Такой успех вдохновил Аксакова на «Записки ружейного охотника Оренбургской губернии». В 1852 году ее печатают. И что за отзывы! Тургенев: «Такой книги у нас еще не бывало» (между прочим, это слова автора «Записок охотника»!) А это… Николай Гаврилович Чернышевский: «Что за мастерство описаний, что за любовь к описываемому и какое знание жизни птиц! Г. Аксаков обессмертил их своими рассказами, и, конечно, ни одна западная литература не похвалится чем-либо, подобным «Запискам ружейного охотника».
Но есть та сила, которая любит лезть в литературу в сапогах, причем не в охотничьих. Кто-то решил припомнить прежние обиды больному, слепнущему человеку. Второе издание «Записок» пытается прикрыть Цензурный комитет. Там уже успели невзлюбить сына Сергея Тимофеевича – Ивана Аксакова. Ему отказали в праве «быть редактором какого бы то ни было издания». Ежегодный альманах «Охотничий сборник» запретил лично начальник III отделения Дубельт. Что искать цензуре в заметках о способах охоты на зайцев и рябчиков? Какая крамола в стрельбе по уткам? Это была пошленькая месть бездарностей, обличенных властью, талантливому и мудрому человеку.
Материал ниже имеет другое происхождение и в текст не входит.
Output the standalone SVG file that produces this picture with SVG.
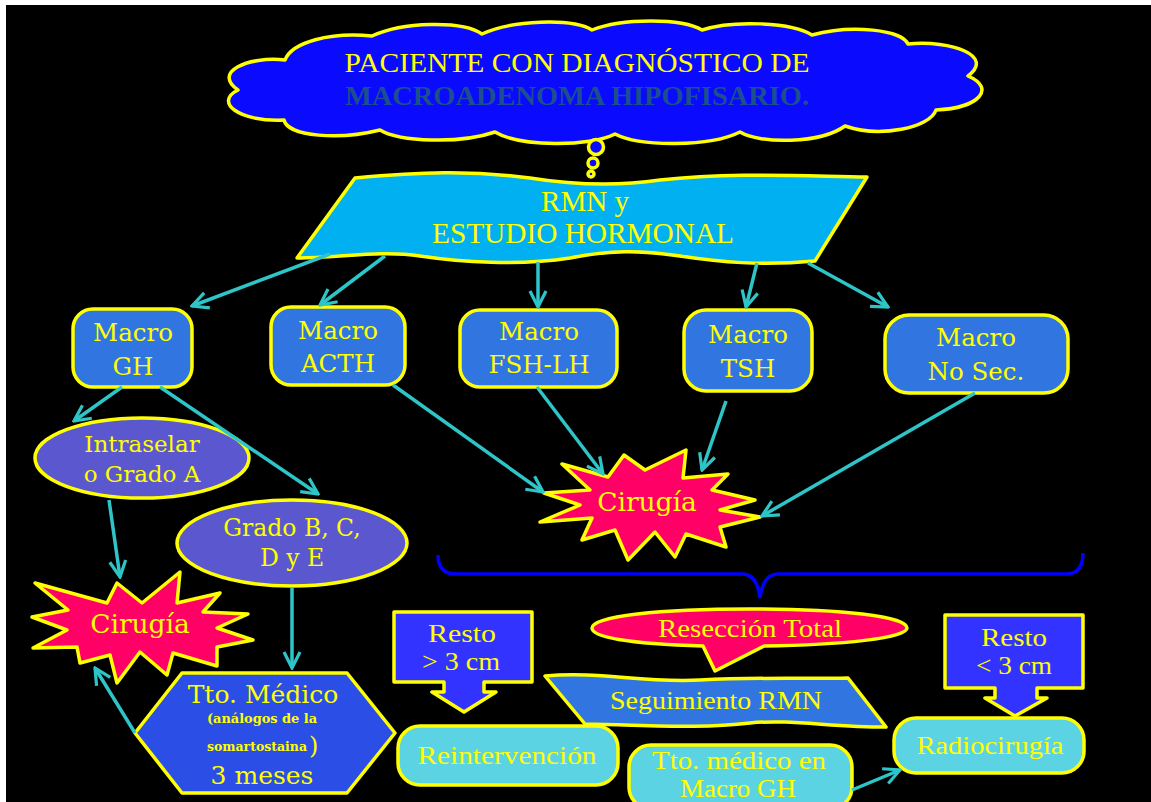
<svg xmlns="http://www.w3.org/2000/svg" width="1151" height="802" viewBox="0 0 1151 802">
<style>
.ys{stroke:#ffff00;stroke-width:3.5;stroke-linejoin:round}
.box{fill:#3075e0}
.ell{fill:#5b57cf}
.star{fill:#ff0066}
.cyan{fill:#5cd3e2}
.res{fill:#3333ff}
.t{font-family:"Liberation Serif",serif;fill:#ffff00;text-anchor:middle}
.d{font-family:"DejaVu Serif",serif;fill:#ffff00;text-anchor:middle}
.con{stroke:#2ec5c9;stroke-width:3.5;fill:none;marker-end:url(#ah)}
</style>
<defs>
<marker id="ah" viewBox="0 0 12 12" refX="11" refY="6" markerWidth="5.5" markerHeight="5.5" orient="auto" markerUnits="strokeWidth">
<path d="M1,1 L11,6 L1,11" fill="none" stroke="#2ec5c9" stroke-width="2"/>
</marker>
</defs>
<rect x="0" y="0" width="1151" height="802" fill="#ffffff"/>
<rect x="6" y="5" width="1145" height="797" fill="#000000"/>

<g id="cloud">
<path class="ys" fill="#0a0aff" d="M238,90 C212,72 248,56 285,60 C292,42 330,32 372,36 C402,22 462,20 482,34 C512,20 572,18 592,30 C622,18 682,18 702,30 C732,20 792,22 812,35 C852,24 902,30 908,44 C952,40 995,56 968,76 C996,88 980,108 936,110 C930,128 880,138 845,126 C820,144 760,144 740,132 C710,147 640,147 615,134 C590,147 520,147 495,132 C460,144 400,142 380,130 C340,140 288,137 284,120 C238,122 214,102 238,90 Z"/>
<text class="t" x="577" y="72" font-size="28" textLength="465" lengthAdjust="spacingAndGlyphs">PACIENTE  CON DIAGNÓSTICO DE</text>
<text class="t" x="577" y="105" font-size="27" font-weight="bold" style="fill:#1b4f8d" textLength="464" lengthAdjust="spacingAndGlyphs">MACROADENOMA  HIPOFISARIO.</text>
<circle class="ys" cx="596" cy="147" r="7.5" fill="#0a0aff"/>
<circle class="ys" cx="593" cy="163" r="5" fill="#0a0aff"/>
<circle class="ys" cx="591" cy="174" r="3" fill="#0a0aff"/>
</g>

<g id="rmn">
<path class="ys" fill="#00b0f0" d="M355,178 C420,172 470,170 530,178 C580,186 620,186 660,180 C730,172 800,176 867,177 L815,261 C760,266 720,262 680,256 C640,250 610,250 570,258 C520,266 460,262 420,256 C380,250 340,258 297,258 Z"/>
<text class="t" x="585" y="211" font-size="29" textLength="88" lengthAdjust="spacingAndGlyphs">RMN y</text>
<text class="t" x="583" y="243" font-size="29" textLength="302" lengthAdjust="spacingAndGlyphs">ESTUDIO HORMONAL</text>
</g>

<g id="macro-gh">
<rect class="ys box" x="73" y="309" width="119" height="78" rx="20"/>
<text class="d" x="133" y="341" font-size="24.5">Macro</text>
<text class="d" x="133" y="375" font-size="24.5">GH</text>
</g>
<g id="macro-acth">
<rect class="ys box" x="271" y="307" width="134" height="78" rx="20"/>
<text class="d" x="338" y="339" font-size="24.5">Macro</text>
<text class="d" x="338" y="372" font-size="24.5">ACTH</text>
</g>
<g id="macro-fsh">
<rect class="ys box" x="460" y="310" width="157" height="77" rx="20"/>
<text class="d" x="539" y="340" font-size="24.5">Macro</text>
<text class="d" x="539" y="373" font-size="24.5">FSH-LH</text>
</g>
<g id="macro-tsh">
<rect class="ys box" x="684" y="310" width="128" height="81" rx="22"/>
<text class="d" x="748" y="343" font-size="24.5">Macro</text>
<text class="d" x="748" y="377" font-size="24.5">TSH</text>
</g>
<g id="macro-nosec">
<rect class="ys box" x="885" y="315" width="183" height="78" rx="24"/>
<text class="d" x="976" y="346" font-size="24.5">Macro</text>
<text class="d" x="976" y="380" font-size="24.5">No Sec.</text>
</g>

<g id="intraselar">
<ellipse class="ys ell" cx="142" cy="458" rx="107" ry="40"/>
<text class="d" x="142" y="452" font-size="23">Intraselar</text>
<text class="d" x="142" y="482" font-size="23">o Grado A</text>
</g>
<g id="gradob">
<ellipse class="ys ell" cx="292" cy="543" rx="115" ry="43"/>
<text class="d" x="292" y="536" font-size="23.5">Grado B, C,</text>
<text class="d" x="292" y="566" font-size="23.5">D y E</text>
</g>

<g id="cirugia-center">
<polygon class="ys star" points="544,493 590,490 562,464 608,477 624,455 645,470 686,450 683,478 728,474 712,490 755,500 720,510 760,517 720,527 726,547 686,534 675,557 655,532 628,560 615,530 582,540 592,518 540,522 580,505"/>
<text class="d" x="647" y="511" font-size="26.5">Cirugía</text>
</g>

<g id="cirugia-left">
<polygon class="ys star" points="35,583 107,603 117,583 142,603 180,572 177,603 220,593 203,612 248,614 217,628 253,640 217,647 217,666 173,653 167,675 140,652 117,683 110,655 80,663 77,647 33,648 67,630 32,617 68,610"/>
<text class="d" x="140" y="633" font-size="26.5">Cirugía</text>
</g>

<g id="tto-medico">
<polygon class="ys" fill="#2a4ee6" points="135,733 182,673 347,673 395,733 347,793 182,793"/>
<text class="d" x="263" y="703" font-size="25">Tto. Médico</text>
<text class="d" x="262" y="723" font-size="13" font-weight="bold" textLength="110" lengthAdjust="spacingAndGlyphs">(análogos de la</text>
<text class="d" x="207" y="751" font-size="13" font-weight="bold" text-anchor="start" style="text-anchor:start" textLength="100" lengthAdjust="spacingAndGlyphs">somartostaina</text>
<text class="d" x="309" y="754" font-size="24" style="text-anchor:start">)</text>
<text class="d" x="262" y="784" font-size="25">3 meses</text>
</g>

<g id="brace">
<path d="M438,555 C438,568 444,574 456,574 L742,574 C752,574 758,582 760,598 C762,582 768,574 778,574 L1066,574 C1078,574 1083,566 1083,553" fill="none" stroke="#0000ff" stroke-width="3.5"/>
</g>

<g id="resto-mayor">
<path class="ys res" d="M394,612 L532,612 L532,682 L484,682 L484,692 L496,692 L464,712 L432,692 L444,692 L444,682 L394,682 Z"/>
<text class="t" x="462" y="642" font-size="26" textLength="68" lengthAdjust="spacingAndGlyphs">Resto</text>
<text class="t" x="461" y="670" font-size="26" textLength="78" lengthAdjust="spacingAndGlyphs">&gt; 3 cm</text>
</g>

<g id="resto-menor">
<path class="ys res" d="M945,615 L1083,615 L1083,688 L1037,688 L1037,698 L1047,698 L1015,716 L985,698 L995,698 L995,688 L945,688 Z"/>
<text class="t" x="1014" y="646" font-size="26" textLength="66" lengthAdjust="spacingAndGlyphs">Resto</text>
<text class="t" x="1014" y="674" font-size="26" textLength="76" lengthAdjust="spacingAndGlyphs">&lt; 3 cm</text>
</g>

<g id="reseccion">
<path class="ys star" d="M703,646 C635,644 592,638 592,628 C592,616 660,609 750,609 C840,609 907,616 907,628 C907,638 842,645 764,646 L715,671 Z"/>
<text class="t" x="750" y="637" font-size="25" textLength="184" lengthAdjust="spacingAndGlyphs">Resección Total</text>
</g>

<g id="seguimiento">
<path class="ys box" d="M545,676 C600,671 640,683 700,680 C760,677 800,679 848,678 L886,727 C830,727 790,719 750,723 C700,729 650,725 585,724 Z"/>
<text class="t" x="716" y="709" font-size="25" textLength="212" lengthAdjust="spacingAndGlyphs">Seguimiento RMN</text>
</g>

<g id="reintervencion">
<rect class="ys cyan" x="398" y="726" width="220" height="59" rx="22"/>
<text class="t" x="507" y="764" font-size="26" textLength="179" lengthAdjust="spacingAndGlyphs">Reintervención</text>
</g>

<g id="tto-gh">
<rect class="ys cyan" x="629" y="745" width="223" height="64" rx="22"/>
<text class="t" x="739" y="769" font-size="26" textLength="174" lengthAdjust="spacingAndGlyphs">Tto. médico en</text>
<text class="t" x="738" y="797" font-size="26" textLength="116" lengthAdjust="spacingAndGlyphs">Macro GH</text>
</g>

<g id="radiocirugia">
<rect class="ys cyan" x="894" y="718" width="190" height="55" rx="22"/>
<text class="t" x="990" y="754" font-size="26" textLength="147" lengthAdjust="spacingAndGlyphs">Radiocirugía</text>
</g>

<g id="connectors">
<line class="con" x1="330" y1="254" x2="192" y2="306"/>
<line class="con" x1="385" y1="256" x2="320" y2="305"/>
<line class="con" x1="538" y1="262" x2="538" y2="307"/>
<line class="con" x1="757" y1="263" x2="746" y2="307"/>
<line class="con" x1="808" y1="263" x2="888" y2="307"/>
<line class="con" x1="122" y1="387" x2="74" y2="421"/>
<line class="con" x1="160" y1="387" x2="318" y2="494"/>
<line class="con" x1="109" y1="500" x2="120" y2="577"/>
<line class="con" x1="292" y1="587" x2="292" y2="668"/>
<line class="con" x1="135" y1="733" x2="95" y2="668"/>
<line class="con" x1="393" y1="385" x2="543" y2="492"/>
<line class="con" x1="537" y1="387" x2="603" y2="474"/>
<line class="con" x1="726" y1="401" x2="702" y2="470"/>
<line class="con" x1="975" y1="393" x2="762" y2="516"/>
<line class="con" x1="852" y1="790" x2="900" y2="770"/>
</g>
</svg>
Если бы можно было выставить русской цензуре счет за загубленные романы, поэмы, повести, да что там, просто годы и целые жизни – ввек бы ей не расплатиться. Цензура в принципе может существовать только при полной своей безнаказанности.
А как-то Аксаков написал:
«Есть у меня заветная дума... Я желаю написать такую книгу для детей, какой не бывало в литературе. Я принимался много раз и бросал. Мысль есть, а исполнение выходит недостойно мысли... Тайна в том, что книга должна быть написана, не подделываясь к детскому возрасту, а как будто для взрослых и чтоб не только не было нравоучения (всего этого дети не любят), но даже намека на нравственное впечатление и чтоб исполнение было художественно в высшей степени».
Этой книгой станут «Детские годы Багрова-внука». И приложением к ней станет сказка ключницы Пелагеи, слышанная им в детстве. Вы ее знаете. Это «Аленький цветочек».
А каким был человеком Сергей Тимофеевич Аксаков – предоставляю судить вам самим.